Why we love cooking it: It’s a classic braise, super easy to achieve, that slow-cooks for hours and fills the house with a gorgeous aroma. While it’s finishing, making flour tortillas by hand (including mixing the batter without a mixer) is primally satisfying, and easier than expected.

Rice Noodle Salad from Andrea Nguyen’s Vietnamese Food Every Day

Andrea Nguyen’s Rice Noodle Salad Bowl topped with grilled pork skewers

Andrea Nguyen’s Rice Noodle Salad Bowl topped with grilled pork skewers

It was love at first nuoc-cham-drenched bite, and we’ve since made the Rice Noodle Salad Bowl from Andrea Nguyen’s Vietnamese Food Every Day four or five times. Partly that’s because it’s more than anything a “blueprint” dish (Nguyen’s description), a base designed to accept skewered grilled meat, chicken or shrimp, marinated grilled tofu, simple sautéed fish — whatever you like, whenever you’re craving that nuoc-cham tang and a pile of fresh herbs. A couple days ago, when we found ourselves with odds and ends of leftover sashimi and crabmeat from a roll-your-own sushi evening the previous night and a gorgeous bouquet of herbs our friends had grown, that all went on top of rice noodles, salad greens, shaved cucumber.

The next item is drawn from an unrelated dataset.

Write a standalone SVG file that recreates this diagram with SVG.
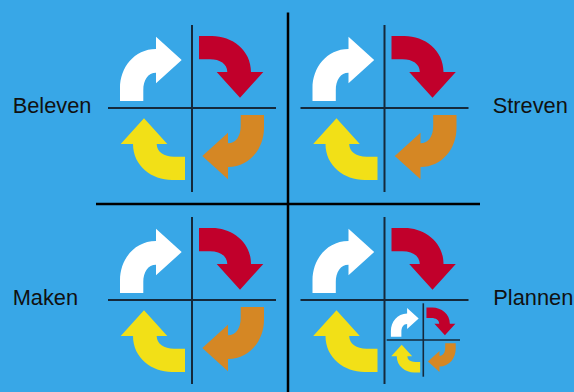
<svg xmlns="http://www.w3.org/2000/svg" xmlns:xlink="http://www.w3.org/1999/xlink" width="574" height="392" viewBox="0 0 574 392">
<style>
.bg{fill:#38A7E7}
.lbl{font-family:"Liberation Sans",Arial,sans-serif;font-size:21.8px;fill:#111111}
.q{stroke:#15293B;stroke-width:2;fill:none}
.qs{stroke:#15293B;stroke-width:1.6;fill:none}
.big{stroke:#000000;stroke-width:2.5;fill:none}
.w{fill:#FFFFFF}
.r{fill:#C1002B}
.o{fill:#D58724}
.y{fill:#F2E017}
</style>
<defs>
<path id="arr" d="M-72,-7 L-72,-20 C-72,-40 -58,-59 -36,-59 L-36,-71.3 L-10.3,-48 L-36,-24.7 L-36,-35.3 C-44,-35.3 -48.7,-28 -48.7,-18 L-48.7,-7 Z"/>
<g id="cross">
<line class="q" x1="-84" y1="0" x2="84" y2="0"/>
<line class="q" x1="0" y1="-83" x2="0" y2="84"/>
</g>
</defs>
<rect class="bg" x="0" y="0" width="574" height="392"/>
<g id="frame">
<line class="big" x1="288" y1="12.5" x2="288" y2="392"/>
<line class="big" x1="96" y1="204" x2="480" y2="204"/>
</g>
<g id="beleven">
<text class="lbl" x="12.7" y="113.3">Beleven</text>
<g transform="translate(192,108)">
<use xlink:href="#cross"/>
<use xlink:href="#arr" class="w"/>
<use xlink:href="#arr" class="r" transform="rotate(90)"/>
<use xlink:href="#arr" class="o" transform="rotate(180)"/>
<use xlink:href="#arr" class="y" transform="rotate(270)"/>
</g>
</g>
<g id="streven">
<text class="lbl" x="492.7" y="113.3">Streven</text>
<g transform="translate(384.5,108)">
<use xlink:href="#cross"/>
<use xlink:href="#arr" class="w"/>
<use xlink:href="#arr" class="r" transform="rotate(90)"/>
<use xlink:href="#arr" class="o" transform="rotate(180)"/>
<use xlink:href="#arr" class="y" transform="rotate(270)"/>
</g>
</g>
<g id="maken">
<text class="lbl" x="12.7" y="305">Maken</text>
<g transform="translate(192,300)">
<use xlink:href="#cross"/>
<use xlink:href="#arr" class="w"/>
<use xlink:href="#arr" class="r" transform="rotate(90)"/>
<use xlink:href="#arr" class="o" transform="rotate(180)"/>
<use xlink:href="#arr" class="y" transform="rotate(270)"/>
</g>
</g>
<g id="plannen">
<text class="lbl" x="493.3" y="305">Plannen</text>
<g transform="translate(384.5,300)">
<use xlink:href="#cross"/>
<use xlink:href="#arr" class="w"/>
<use xlink:href="#arr" class="r" transform="rotate(90)"/>
<use xlink:href="#arr" class="y" transform="rotate(270)"/>
</g>
<g id="plannen-nested" transform="translate(423.3,340)">
<line class="qs" x1="-36.6" y1="0" x2="36.7" y2="0"/>
<line class="qs" x1="0" y1="-36.7" x2="0" y2="36.7"/>
<g transform="scale(0.45)">
<use xlink:href="#arr" class="w"/>
<use xlink:href="#arr" class="r" transform="rotate(90)"/>
<use xlink:href="#arr" class="o" transform="rotate(180)"/>
<use xlink:href="#arr" class="y" transform="rotate(270)"/>
</g>
</g>
</g>
</svg>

Why we love to cook it: Skewers or grilling aside, it’s really about assembling and arranging, so it’s a lovely chance to show off your food styling skills (which inevitably leads to an Instagram post or Snapchat peek). Dressing it with tangy, salty, chile-hot nuoc cham brings a giant flavor payoff.

Dancing Eggplant from José André’s ‘Vegetables Unleashed’

Eggplant topped with bonito flakes (katsuobushi) that seem to dance, from José Andrés’ Vegetables Unleashed

Eggplant topped with bonito flakes (katsuobushi) that seem to dance, from José Andrés’ Vegetables Unleashed

Katsuobushi (bonito flakes) strikes again — this time dancing on top of ingenious microwaved eggplant brushed with ginger-soy sauce. The effect is so delightful with a Japanese beer or glass of cold sake, it inspired us to turn a prearranged video chat with friends into Zoom Izakaya Hour. We included the recipe in an August review of Vegetables Unleashed by José Andrés.

Why we love cooking it: That sauce, which comes together in 5 minutes. We just want to paint it on everything.

Stuffed Zucchini with Pine Nut Salsa from ‘Ottolenghi Simple’

Stuffed Zucchini (courgettes) with pine nut salsa from Yotam Ottolenghi’s ‘Ottolenghi Simple’

Seasonal zucchini disorder — that time of year when summer squash invades your immune system and produce bin — sent us looking for the most inspired zucchini recipes. Predictably, we fell into Yotam Ottolenghi’s clutches. Unpredictably, the captive eaters — who had already OD’d on zucchini — went mad for this. Anyone have a bumper crop? Try this.

Why we love cooking it: You get to crush the cherry tomatoes with your hands.